Multi-Label Plant Species Classification with Self-Supervised Vision Transformers
Murilo Gustineli, Anthony Miyaguchi, Ian Stalter
TL;DR
This work tackles large-scale multi-label plant species classification by leveraging self-supervised DINOv2 Vision Transformers as generalized feature extractors. It combines base and fine-tuned embeddings with linear classifiers and a tile-based grid inference pipeline to handle high-resolution vegetation plots while addressing dataset scale via Spark and Parquet preprocessing. The approach demonstrates that fine-tuned DINOv2 embeddings, especially when used with grid-based argmax inference, yield competitive Macro F1 and Micro F1 scores, highlighting the value of task-specific fine-tuning and spatial tiling for multi-label recognition. The proposed pipeline offers a scalable, transferable framework for biodiversity image analysis that can extend to other large ecological datasets, with code available for reproduction.
Abstract
We present a transfer learning approach using a self-supervised Vision Transformer (DINOv2) for the PlantCLEF 2024 competition, focusing on the multi-label plant species classification.

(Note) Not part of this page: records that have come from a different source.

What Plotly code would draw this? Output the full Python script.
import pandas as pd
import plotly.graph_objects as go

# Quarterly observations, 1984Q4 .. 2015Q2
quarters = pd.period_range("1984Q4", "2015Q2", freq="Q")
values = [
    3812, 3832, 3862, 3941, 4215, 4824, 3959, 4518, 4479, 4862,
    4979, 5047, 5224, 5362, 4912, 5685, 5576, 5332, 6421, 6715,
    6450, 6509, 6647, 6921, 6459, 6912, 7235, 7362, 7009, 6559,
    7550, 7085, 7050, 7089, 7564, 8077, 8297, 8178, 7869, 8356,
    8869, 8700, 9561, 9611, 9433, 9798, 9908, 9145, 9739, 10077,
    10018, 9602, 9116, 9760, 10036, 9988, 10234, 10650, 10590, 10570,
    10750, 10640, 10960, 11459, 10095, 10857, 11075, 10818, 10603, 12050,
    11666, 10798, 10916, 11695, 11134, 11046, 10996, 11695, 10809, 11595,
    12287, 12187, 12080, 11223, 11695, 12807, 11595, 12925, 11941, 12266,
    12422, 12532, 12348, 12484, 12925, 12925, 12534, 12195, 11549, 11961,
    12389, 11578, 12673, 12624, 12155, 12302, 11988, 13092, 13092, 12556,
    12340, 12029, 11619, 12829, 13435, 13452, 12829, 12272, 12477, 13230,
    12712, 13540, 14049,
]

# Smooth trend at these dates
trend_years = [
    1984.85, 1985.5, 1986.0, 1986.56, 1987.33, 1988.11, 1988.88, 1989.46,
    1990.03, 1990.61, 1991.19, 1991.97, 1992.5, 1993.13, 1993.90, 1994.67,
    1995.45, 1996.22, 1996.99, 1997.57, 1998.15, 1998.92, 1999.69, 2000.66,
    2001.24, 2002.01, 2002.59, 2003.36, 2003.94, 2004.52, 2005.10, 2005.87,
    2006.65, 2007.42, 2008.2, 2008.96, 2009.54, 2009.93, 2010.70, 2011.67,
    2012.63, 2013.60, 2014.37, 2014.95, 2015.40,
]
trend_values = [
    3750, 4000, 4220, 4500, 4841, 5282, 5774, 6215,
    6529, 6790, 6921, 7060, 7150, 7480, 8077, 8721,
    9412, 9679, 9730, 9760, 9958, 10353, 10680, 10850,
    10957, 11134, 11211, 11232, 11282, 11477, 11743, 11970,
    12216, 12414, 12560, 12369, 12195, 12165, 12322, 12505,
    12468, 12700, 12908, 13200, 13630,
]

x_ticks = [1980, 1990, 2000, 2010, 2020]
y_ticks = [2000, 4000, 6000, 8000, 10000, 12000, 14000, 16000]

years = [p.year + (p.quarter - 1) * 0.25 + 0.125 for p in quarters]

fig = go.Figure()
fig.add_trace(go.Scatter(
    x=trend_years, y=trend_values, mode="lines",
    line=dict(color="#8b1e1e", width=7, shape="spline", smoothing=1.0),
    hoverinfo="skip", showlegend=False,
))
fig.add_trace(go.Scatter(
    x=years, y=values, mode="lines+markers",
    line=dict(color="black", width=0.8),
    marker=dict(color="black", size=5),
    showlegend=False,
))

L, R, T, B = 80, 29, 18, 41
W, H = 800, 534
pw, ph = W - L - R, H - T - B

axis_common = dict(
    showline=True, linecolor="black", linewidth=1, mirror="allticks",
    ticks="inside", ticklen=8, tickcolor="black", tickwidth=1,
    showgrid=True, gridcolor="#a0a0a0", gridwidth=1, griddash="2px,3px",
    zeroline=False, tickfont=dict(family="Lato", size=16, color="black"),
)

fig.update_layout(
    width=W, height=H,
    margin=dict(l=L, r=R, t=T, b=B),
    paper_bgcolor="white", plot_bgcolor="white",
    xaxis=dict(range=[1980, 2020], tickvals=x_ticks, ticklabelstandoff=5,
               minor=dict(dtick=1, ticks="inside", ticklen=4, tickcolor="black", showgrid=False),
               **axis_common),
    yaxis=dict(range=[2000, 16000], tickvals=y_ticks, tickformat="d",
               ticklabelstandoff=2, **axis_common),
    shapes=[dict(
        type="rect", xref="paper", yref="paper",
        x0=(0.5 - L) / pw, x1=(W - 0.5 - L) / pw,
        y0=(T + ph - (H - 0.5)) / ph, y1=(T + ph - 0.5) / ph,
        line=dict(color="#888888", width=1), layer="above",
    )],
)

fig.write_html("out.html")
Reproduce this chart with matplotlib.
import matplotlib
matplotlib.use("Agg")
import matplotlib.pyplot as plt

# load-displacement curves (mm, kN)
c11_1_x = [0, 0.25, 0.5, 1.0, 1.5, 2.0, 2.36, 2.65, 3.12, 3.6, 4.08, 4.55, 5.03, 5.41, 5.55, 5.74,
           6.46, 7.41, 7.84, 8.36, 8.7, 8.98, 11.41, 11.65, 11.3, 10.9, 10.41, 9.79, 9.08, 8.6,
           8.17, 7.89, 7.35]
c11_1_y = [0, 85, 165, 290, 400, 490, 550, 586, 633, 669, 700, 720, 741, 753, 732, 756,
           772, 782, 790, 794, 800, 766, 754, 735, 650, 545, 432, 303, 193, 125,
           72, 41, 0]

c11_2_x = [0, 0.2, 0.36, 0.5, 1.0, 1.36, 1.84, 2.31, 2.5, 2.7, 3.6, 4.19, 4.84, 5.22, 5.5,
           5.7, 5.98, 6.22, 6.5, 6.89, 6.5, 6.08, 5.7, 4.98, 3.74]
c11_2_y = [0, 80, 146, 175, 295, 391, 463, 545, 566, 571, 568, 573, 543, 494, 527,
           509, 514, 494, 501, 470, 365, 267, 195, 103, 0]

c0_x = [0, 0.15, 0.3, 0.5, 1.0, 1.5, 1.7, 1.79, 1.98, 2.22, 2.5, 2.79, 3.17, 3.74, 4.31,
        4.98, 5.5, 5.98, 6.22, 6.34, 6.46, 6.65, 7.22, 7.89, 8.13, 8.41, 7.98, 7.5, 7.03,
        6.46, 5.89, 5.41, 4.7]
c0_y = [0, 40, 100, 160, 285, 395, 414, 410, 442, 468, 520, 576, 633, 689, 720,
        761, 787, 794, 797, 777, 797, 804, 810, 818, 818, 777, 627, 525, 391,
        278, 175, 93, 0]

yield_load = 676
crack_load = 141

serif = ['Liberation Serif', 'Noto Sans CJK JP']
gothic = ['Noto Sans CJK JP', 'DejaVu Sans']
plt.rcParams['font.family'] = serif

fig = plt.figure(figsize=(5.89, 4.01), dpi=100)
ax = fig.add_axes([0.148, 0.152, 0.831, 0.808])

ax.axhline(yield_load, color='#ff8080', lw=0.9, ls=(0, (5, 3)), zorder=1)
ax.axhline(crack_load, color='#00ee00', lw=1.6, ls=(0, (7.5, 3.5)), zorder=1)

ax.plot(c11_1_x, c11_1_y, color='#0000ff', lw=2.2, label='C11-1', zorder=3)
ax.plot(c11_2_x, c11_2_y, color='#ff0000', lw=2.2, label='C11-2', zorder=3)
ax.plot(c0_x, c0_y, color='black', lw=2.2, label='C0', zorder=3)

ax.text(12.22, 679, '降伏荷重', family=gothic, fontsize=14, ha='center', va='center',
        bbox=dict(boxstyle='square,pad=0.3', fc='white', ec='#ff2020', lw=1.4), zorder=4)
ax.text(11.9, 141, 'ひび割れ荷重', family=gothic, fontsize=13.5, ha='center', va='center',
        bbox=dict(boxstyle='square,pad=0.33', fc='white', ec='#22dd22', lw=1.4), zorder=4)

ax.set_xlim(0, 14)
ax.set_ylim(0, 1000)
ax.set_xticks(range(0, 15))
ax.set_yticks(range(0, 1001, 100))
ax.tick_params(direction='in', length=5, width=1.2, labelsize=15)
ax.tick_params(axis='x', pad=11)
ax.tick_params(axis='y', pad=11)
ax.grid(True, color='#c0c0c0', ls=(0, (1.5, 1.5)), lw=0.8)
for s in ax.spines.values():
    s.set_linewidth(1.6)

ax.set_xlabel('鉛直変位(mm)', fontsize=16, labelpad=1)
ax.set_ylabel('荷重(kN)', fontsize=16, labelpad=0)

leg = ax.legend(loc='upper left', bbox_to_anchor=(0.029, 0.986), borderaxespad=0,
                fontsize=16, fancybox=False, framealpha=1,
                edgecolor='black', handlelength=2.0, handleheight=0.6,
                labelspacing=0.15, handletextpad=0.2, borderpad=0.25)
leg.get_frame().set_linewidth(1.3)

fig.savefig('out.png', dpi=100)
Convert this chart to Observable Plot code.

Our method leverages both base and fine-tuned DINOv2 models to extract generalized feature embeddings. We train classifiers to predict multiple plant species within a single image using these rich embeddings. To address the computational challenges of the large-scale dataset, we employ Spark for distributed data processing, ensuring efficient memory management and processing across a cluster of workers. Our data processing pipeline transforms images into grids of tiles, classifying each tile, and aggregating these predictions into a consolidated set of probabilities. Our results demonstrate the efficacy of combining transfer learning with advanced data processing techniques for multi-label image classification tasks. Our code is available at https://github.com/dsgt-kaggle-clef/plantclef-2024.